How a Vending Machine Mimics a Smart Contract
You put a coin into a vending machine, press a button, and a soda drops. The machine has no human operator—it blindly follows its internal rules. A smart contract works the same way: when a condition is met (e.g., sending a certain amount of tokens), the contract automatically executes an action (e.g., transferring ownership). The difference is that the contract's code lives on the blockchain, so every node runs it and accepts the result only if blockchain consensus confirms it matches what others got.
Example: A Simple Betting Smart Contract
Two friends want to bet on a sports match. They create a smart contract that holds their funds. The contract specifies an oracle (a trusted data source) that reports the winner. Once the oracle updates the contract, blockchain consensus ensures that the payout happens exactly as written—no one can cheat by changing the code afterward. The contract only trusts the consensus-verified state.

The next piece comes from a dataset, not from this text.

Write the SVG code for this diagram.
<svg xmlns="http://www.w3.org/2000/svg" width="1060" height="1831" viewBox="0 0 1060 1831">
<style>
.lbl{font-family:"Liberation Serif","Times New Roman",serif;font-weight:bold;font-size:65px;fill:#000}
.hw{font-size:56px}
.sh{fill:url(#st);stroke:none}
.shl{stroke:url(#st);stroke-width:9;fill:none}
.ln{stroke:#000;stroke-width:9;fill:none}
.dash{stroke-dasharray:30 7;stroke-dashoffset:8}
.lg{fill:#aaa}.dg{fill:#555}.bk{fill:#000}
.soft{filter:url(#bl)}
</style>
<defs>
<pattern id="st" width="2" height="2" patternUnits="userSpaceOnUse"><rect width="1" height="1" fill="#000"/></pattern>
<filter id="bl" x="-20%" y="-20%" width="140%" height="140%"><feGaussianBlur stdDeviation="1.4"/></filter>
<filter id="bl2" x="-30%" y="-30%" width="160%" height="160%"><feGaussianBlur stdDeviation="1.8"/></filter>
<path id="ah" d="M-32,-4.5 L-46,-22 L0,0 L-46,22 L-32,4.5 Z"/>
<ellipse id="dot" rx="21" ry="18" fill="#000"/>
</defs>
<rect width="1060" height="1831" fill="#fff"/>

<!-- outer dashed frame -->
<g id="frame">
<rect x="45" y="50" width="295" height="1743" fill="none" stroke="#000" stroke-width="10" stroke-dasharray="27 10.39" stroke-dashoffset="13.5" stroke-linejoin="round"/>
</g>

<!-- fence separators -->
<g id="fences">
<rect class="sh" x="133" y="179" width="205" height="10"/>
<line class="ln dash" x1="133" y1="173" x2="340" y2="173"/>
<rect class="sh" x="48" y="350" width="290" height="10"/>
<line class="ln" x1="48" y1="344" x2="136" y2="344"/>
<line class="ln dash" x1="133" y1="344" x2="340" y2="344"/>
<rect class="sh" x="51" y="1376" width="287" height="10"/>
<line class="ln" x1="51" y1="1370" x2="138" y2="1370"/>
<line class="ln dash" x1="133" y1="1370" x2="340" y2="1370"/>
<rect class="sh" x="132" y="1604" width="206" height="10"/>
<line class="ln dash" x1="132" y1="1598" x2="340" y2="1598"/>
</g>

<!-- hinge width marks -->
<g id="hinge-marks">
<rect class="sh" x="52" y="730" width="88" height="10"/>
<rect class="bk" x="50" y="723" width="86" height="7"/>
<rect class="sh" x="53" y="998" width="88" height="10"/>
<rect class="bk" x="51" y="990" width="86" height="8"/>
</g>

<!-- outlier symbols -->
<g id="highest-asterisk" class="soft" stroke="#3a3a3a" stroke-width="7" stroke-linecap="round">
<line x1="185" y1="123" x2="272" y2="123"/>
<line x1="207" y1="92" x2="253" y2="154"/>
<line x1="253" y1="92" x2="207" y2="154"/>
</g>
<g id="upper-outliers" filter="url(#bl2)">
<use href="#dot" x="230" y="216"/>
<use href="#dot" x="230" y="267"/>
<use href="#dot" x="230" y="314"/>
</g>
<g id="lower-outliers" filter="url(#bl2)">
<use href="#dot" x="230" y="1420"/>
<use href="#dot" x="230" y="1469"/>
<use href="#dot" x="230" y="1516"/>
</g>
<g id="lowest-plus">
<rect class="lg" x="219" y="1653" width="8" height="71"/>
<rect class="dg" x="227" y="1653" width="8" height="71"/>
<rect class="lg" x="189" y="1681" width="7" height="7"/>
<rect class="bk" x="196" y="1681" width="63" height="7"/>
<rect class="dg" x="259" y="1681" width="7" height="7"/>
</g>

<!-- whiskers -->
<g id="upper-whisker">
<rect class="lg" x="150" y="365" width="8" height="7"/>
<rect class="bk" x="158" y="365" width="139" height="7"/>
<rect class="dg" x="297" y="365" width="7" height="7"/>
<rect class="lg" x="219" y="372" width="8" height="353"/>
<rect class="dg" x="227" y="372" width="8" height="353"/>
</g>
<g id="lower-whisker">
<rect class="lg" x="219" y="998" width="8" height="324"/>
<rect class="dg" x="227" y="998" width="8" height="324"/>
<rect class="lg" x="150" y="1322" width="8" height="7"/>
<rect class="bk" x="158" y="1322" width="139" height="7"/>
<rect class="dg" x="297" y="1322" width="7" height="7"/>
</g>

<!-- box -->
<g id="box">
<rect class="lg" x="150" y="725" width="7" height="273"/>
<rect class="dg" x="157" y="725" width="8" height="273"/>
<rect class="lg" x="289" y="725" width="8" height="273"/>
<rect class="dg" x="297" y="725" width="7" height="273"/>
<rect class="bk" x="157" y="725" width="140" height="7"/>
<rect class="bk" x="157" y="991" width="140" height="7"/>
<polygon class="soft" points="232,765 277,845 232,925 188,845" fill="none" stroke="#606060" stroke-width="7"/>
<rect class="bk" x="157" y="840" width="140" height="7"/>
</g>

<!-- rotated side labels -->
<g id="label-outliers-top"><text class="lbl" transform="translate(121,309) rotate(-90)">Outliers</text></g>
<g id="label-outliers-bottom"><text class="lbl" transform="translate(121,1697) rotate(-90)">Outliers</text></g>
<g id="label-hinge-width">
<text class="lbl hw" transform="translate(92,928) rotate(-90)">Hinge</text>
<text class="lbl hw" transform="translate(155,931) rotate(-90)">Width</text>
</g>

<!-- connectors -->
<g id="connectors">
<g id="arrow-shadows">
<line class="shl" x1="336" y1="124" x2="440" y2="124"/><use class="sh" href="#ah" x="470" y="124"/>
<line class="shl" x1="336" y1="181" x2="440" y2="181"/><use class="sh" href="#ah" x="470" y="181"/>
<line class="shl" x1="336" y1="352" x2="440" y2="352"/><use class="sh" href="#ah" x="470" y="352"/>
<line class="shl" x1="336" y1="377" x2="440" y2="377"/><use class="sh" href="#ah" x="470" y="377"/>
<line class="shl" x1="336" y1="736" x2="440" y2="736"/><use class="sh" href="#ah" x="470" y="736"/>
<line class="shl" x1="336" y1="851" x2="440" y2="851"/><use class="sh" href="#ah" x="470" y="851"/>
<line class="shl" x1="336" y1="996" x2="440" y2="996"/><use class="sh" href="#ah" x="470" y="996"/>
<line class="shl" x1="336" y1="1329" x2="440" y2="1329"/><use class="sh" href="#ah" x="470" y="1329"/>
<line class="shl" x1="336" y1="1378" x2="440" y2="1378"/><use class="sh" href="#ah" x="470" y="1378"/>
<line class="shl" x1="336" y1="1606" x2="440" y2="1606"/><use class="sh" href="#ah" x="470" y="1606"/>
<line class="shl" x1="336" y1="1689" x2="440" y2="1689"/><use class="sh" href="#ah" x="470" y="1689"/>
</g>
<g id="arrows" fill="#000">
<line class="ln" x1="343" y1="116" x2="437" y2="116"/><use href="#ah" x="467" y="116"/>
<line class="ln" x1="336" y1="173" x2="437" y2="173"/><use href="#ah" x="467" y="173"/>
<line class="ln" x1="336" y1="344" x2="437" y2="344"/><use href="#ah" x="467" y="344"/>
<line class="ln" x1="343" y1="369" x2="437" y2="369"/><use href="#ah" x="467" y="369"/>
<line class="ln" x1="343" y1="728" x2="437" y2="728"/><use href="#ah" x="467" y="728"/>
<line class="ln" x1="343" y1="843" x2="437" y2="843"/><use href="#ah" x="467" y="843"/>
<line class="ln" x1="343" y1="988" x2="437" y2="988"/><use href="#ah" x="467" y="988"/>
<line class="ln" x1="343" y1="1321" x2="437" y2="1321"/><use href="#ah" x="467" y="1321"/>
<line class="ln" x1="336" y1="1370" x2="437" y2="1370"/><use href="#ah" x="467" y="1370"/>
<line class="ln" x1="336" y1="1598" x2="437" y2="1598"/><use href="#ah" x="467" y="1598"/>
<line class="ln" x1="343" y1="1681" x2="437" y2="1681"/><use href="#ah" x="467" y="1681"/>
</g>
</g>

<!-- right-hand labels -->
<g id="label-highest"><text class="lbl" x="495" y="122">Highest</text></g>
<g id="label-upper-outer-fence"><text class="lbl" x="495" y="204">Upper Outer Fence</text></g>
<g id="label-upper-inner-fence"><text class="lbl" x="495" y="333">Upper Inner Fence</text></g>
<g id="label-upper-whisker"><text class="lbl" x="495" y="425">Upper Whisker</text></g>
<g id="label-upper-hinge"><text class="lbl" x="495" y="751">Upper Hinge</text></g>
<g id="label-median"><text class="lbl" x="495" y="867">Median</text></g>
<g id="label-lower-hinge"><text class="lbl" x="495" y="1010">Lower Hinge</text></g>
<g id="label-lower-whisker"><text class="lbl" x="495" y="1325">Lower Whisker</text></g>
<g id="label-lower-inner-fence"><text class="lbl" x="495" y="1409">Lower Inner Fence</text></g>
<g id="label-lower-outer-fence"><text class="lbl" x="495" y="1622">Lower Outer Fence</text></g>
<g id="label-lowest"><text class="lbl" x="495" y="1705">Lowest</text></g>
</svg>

Liquidity Pools and the Role of On‑Chain Consensus
A liquidity pool is a collection of tokens locked in a smart contract that allows traders to swap between assets automatically. Instead of matching buyers and sellers directly, a pool uses a mathematical formula (like a constant product formula) to determine prices based on the ratio of tokens inside. But how do these pools stay balanced and trustworthy? Again, blockchain consensus guarantees that every interaction with the pool—adding liquidity, swapping tokens, withdrawing fees—is recorded permanently and consistently.
How a Liquidity Pool Works in Practice
Imagine a large barrel with two compartments: one holds apples, the other oranges. When someone wants to trade apples for oranges, they drop apples in one side and the barrel pushes oranges out the other side, adjusting the ratio. The more apples you put in, the fewer oranges you get (and vice versa). This barrel is the liquidity pool. The exchange rate is set by the pool's own formula, not by a market maker. Users who deposit tokens into the pool become "liquidity providers" and earn a share of the trading fees.

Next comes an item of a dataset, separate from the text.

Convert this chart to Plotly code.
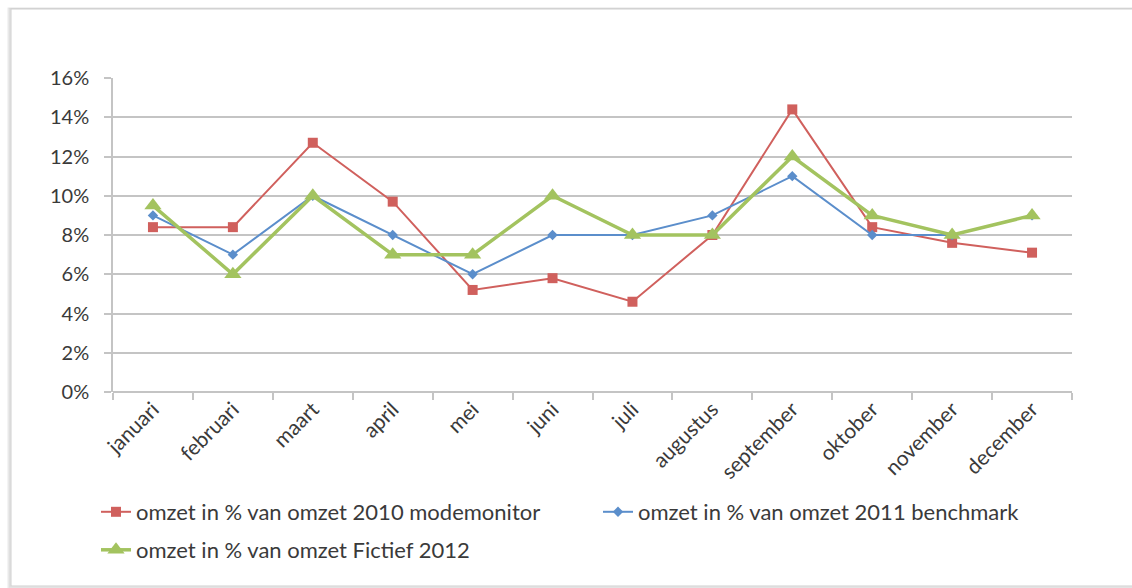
import plotly.graph_objects as go

# Months on the category axis
maanden = ["januari", "februari", "maart", "april", "mei", "juni",
           "juli", "augustus", "september", "oktober", "november", "december"]

# Monthly turnover as a share of the yearly turnover (%)
modemonitor_2010 = [8.4, 8.4, 12.7, 9.7, 5.2, 5.8, 4.6, 8.0, 14.4, 8.4, 7.6, 7.1]
benchmark_2011 = [9.0, 7.0, 10.0, 8.0, 6.0, 8.0, 8.0, 9.0, 11.0, 8.0, 8.0, 9.0]
fictief_2012 = [9.5, 6.0, 10.0, 7.0, 7.0, 10.0, 8.0, 8.0, 12.0, 9.0, 8.0, 9.0]

y_ticks = [0, 2, 4, 6, 8, 10, 12, 14, 16]
y_tick_labels = [f"{v}%" for v in y_ticks]

naam_2010 = "omzet in % van omzet 2010 modemonitor"
naam_2011 = "omzet in % van omzet 2011 benchmark"
naam_2012 = "omzet in % van omzet Fictief 2012"

RED = "#D0605D"
BLUE = "#5B8ECB"
GREEN = "#A3C35F"
GRID = "#C4C4C4"
TEXT = "#3A3A3A"
FONT = "Lato"

W, H = 1132, 588
L, R, T, B = 113, 60, 78, 196
PW, PH = W - L - R, H - T - B


def px_x(x):
    return (x - L) / PW


def px_y(y):
    return (H - B - y) / PH


fig = go.Figure()

fig.add_trace(go.Scatter(
    x=maanden, y=modemonitor_2010, name=naam_2010, mode="lines+markers",
    line=dict(color=RED, width=2),
    marker=dict(symbol="square", size=10, color=RED),
    legend="legend", showlegend=True,
))
fig.add_trace(go.Scatter(
    x=maanden, y=benchmark_2011, name=naam_2011, mode="lines+markers",
    line=dict(color=BLUE, width=2),
    marker=dict(symbol="diamond", size=8, color=BLUE),
    legend="legend2", showlegend=True,
))
fig.add_trace(go.Scatter(
    x=maanden, y=fictief_2012, name=naam_2012, mode="lines+markers",
    line=dict(color=GREEN, width=3.5),
    marker=dict(symbol="triangle-up", size=15, color=GREEN),
    legend="legend3", showlegend=True,
))

legend_common = dict(
    orientation="h", xanchor="left", yanchor="middle",
    font=dict(family=FONT, size=22, color=TEXT),
    bgcolor="rgba(0,0,0,0)", itemwidth=30,
)

# Chart frame with a soft shadow along the left and bottom edges
shapes = []
for i, c in enumerate(["#EDEDED", "#E2E2E2", "#D6D6D6"]):
    off = 3 - i
    shapes.append(dict(
        type="rect", xref="paper", yref="paper", layer="below",
        x0=px_x(11 - off), x1=px_x(1150), y0=px_y(586 + off), y1=px_y(9 - off * 0.3),
        line=dict(color=c, width=1.2), fillcolor="rgba(0,0,0,0)",
    ))
shapes.append(dict(
    type="rect", xref="paper", yref="paper", layer="below",
    x0=px_x(11), x1=px_x(1150), y0=px_y(586), y1=px_y(9),
    line=dict(color="#CFCFCF", width=1), fillcolor="white",
))

fig.update_layout(
    width=W, height=H,
    margin=dict(l=L, r=R, t=T, b=B),
    paper_bgcolor="white", plot_bgcolor="white",
    font=dict(family=FONT, size=21, color=TEXT),
    shapes=shapes,
    showlegend=True,
    legend=dict(x=px_x(96), y=px_y(512), **legend_common),
    legend2=dict(x=px_x(598), y=px_y(512), **legend_common),
    legend3=dict(x=px_x(96), y=px_y(550), **legend_common),
    xaxis=dict(
        type="category", tickangle=-45, tickson="boundaries",
        ticks="outside", ticklen=7, tickcolor=GRID, tickwidth=1.5,
        showgrid=False, showline=False, zeroline=False,
        tickfont=dict(family=FONT, size=21, color=TEXT),
        range=[-0.5, len(maanden) - 0.5],
    ),
    yaxis=dict(
        range=[0, 16], tickmode="array", tickvals=y_ticks, ticktext=y_tick_labels,
        ticks="outside", ticklen=7, tickcolor=GRID, tickwidth=1.5,
        showgrid=True, gridcolor=GRID, gridwidth=1.5,
        showline=True, linecolor=GRID, linewidth=1.5,
        zeroline=True, zerolinecolor=GRID, zerolinewidth=1.5,
        tickfont=dict(family=FONT, size=20, color=TEXT),
        ticklabelstandoff=11,
    ),
)

fig.write_html("out.html")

Why Consensus Is Critical for Liquidity Pools
Because liquidity pools run entirely via smart contracts, any vulnerability could let an attacker drain the funds. Blockchain consensus prevents this by requiring that all changes to the pool's state—each trade, each deposit, each withdrawal—are verified by the network. Even a single incorrect calculation would be rejected by the majority of nodes. This gives users confidence that the pool will behave exactly as its code promises, without needing to trust any central entity.
Blockchain consensus is the invisible engine that powers proof of stake, smart contracts, and liquidity pools, ensuring decentralization, security, and transparency. By understanding how these pieces fit together, beginners can see why blockchain technology is more than just a digital currency ledger—it’s a new way to coordinate agreement without intermediaries.